→ **Stated problem**:
Only the lines from the start of the data through the line containing "y_ticks = [0, 5, 10, 15, 20, 25, 30]" should be written out, exactly as they are, with both ends included and the pictures left out.

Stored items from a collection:
Begin

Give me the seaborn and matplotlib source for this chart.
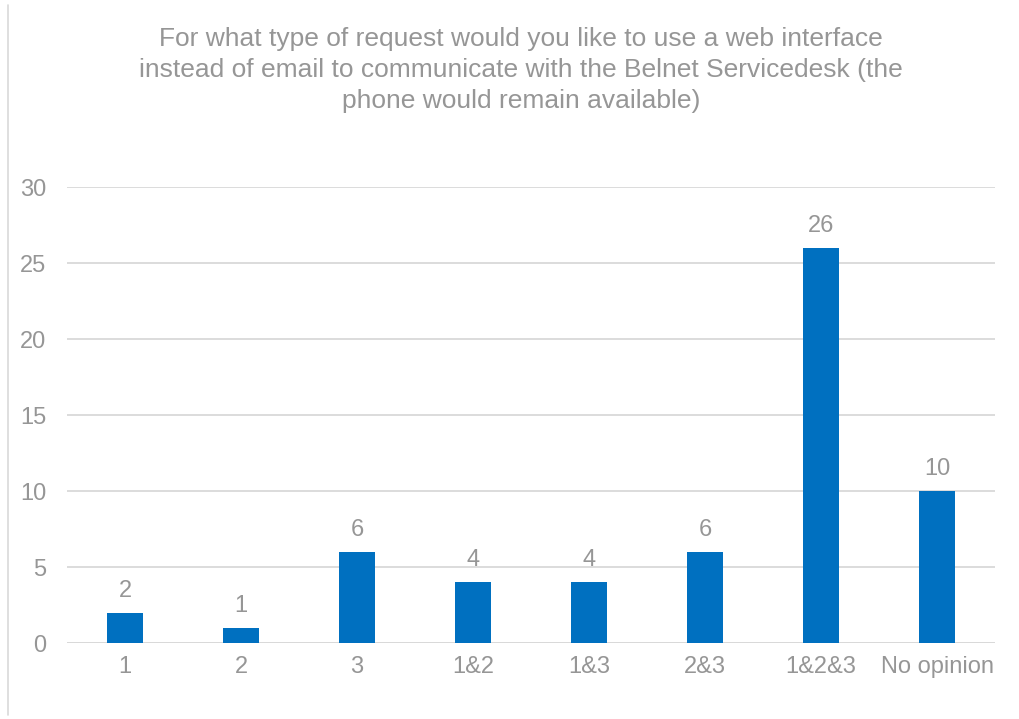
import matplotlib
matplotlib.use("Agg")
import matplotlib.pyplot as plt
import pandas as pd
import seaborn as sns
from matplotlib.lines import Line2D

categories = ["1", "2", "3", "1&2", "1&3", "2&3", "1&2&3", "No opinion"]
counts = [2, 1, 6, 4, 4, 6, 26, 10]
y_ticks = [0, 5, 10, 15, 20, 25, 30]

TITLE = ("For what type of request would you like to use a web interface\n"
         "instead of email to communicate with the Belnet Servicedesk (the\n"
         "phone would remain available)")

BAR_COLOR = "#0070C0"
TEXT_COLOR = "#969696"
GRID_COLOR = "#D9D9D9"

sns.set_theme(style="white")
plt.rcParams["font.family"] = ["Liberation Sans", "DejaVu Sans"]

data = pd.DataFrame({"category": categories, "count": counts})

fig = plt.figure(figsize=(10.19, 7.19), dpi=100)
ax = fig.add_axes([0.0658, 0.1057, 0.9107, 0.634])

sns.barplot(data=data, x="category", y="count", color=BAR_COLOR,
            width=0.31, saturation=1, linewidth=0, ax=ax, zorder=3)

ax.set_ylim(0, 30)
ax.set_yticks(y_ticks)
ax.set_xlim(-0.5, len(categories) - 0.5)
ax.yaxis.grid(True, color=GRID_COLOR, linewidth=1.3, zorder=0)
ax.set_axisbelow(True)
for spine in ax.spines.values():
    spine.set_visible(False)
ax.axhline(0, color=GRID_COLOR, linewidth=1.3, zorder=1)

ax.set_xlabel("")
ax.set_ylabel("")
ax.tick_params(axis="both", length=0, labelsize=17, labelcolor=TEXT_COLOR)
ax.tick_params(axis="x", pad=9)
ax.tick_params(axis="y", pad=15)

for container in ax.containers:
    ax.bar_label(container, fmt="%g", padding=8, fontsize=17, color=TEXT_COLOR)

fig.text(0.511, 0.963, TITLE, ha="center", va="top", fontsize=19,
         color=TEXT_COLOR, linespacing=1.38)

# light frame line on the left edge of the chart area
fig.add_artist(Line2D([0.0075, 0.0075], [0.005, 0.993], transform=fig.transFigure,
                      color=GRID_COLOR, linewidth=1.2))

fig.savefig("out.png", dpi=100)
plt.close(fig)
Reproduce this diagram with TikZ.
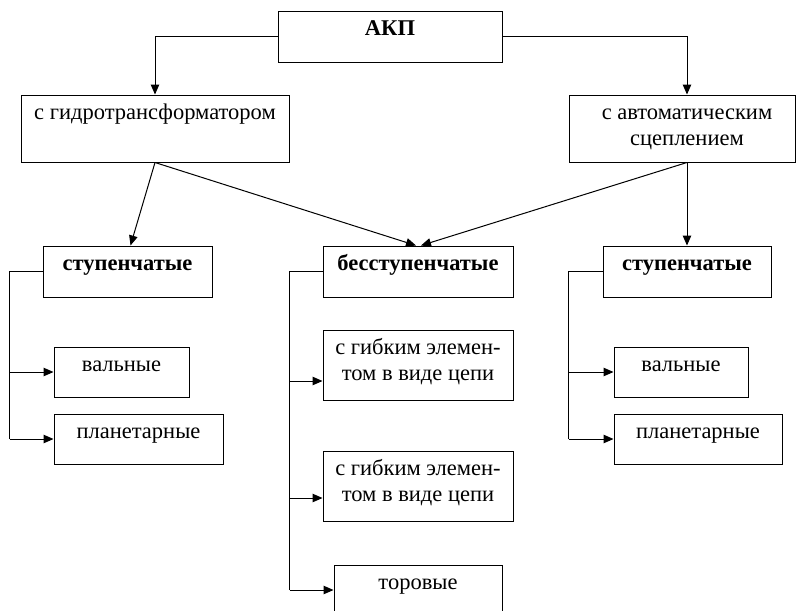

End

→ **Reply**:
Give me the seaborn and matplotlib source for this chart.
import matplotlib
matplotlib.use("Agg")
import matplotlib.pyplot as plt
import pandas as pd
import seaborn as sns
from matplotlib.lines import Line2D

categories = ["1", "2", "3", "1&2", "1&3", "2&3", "1&2&3", "No opinion"]
counts = [2, 1, 6, 4, 4, 6, 26, 10]
y_ticks = [0, 5, 10, 15, 20, 25, 30]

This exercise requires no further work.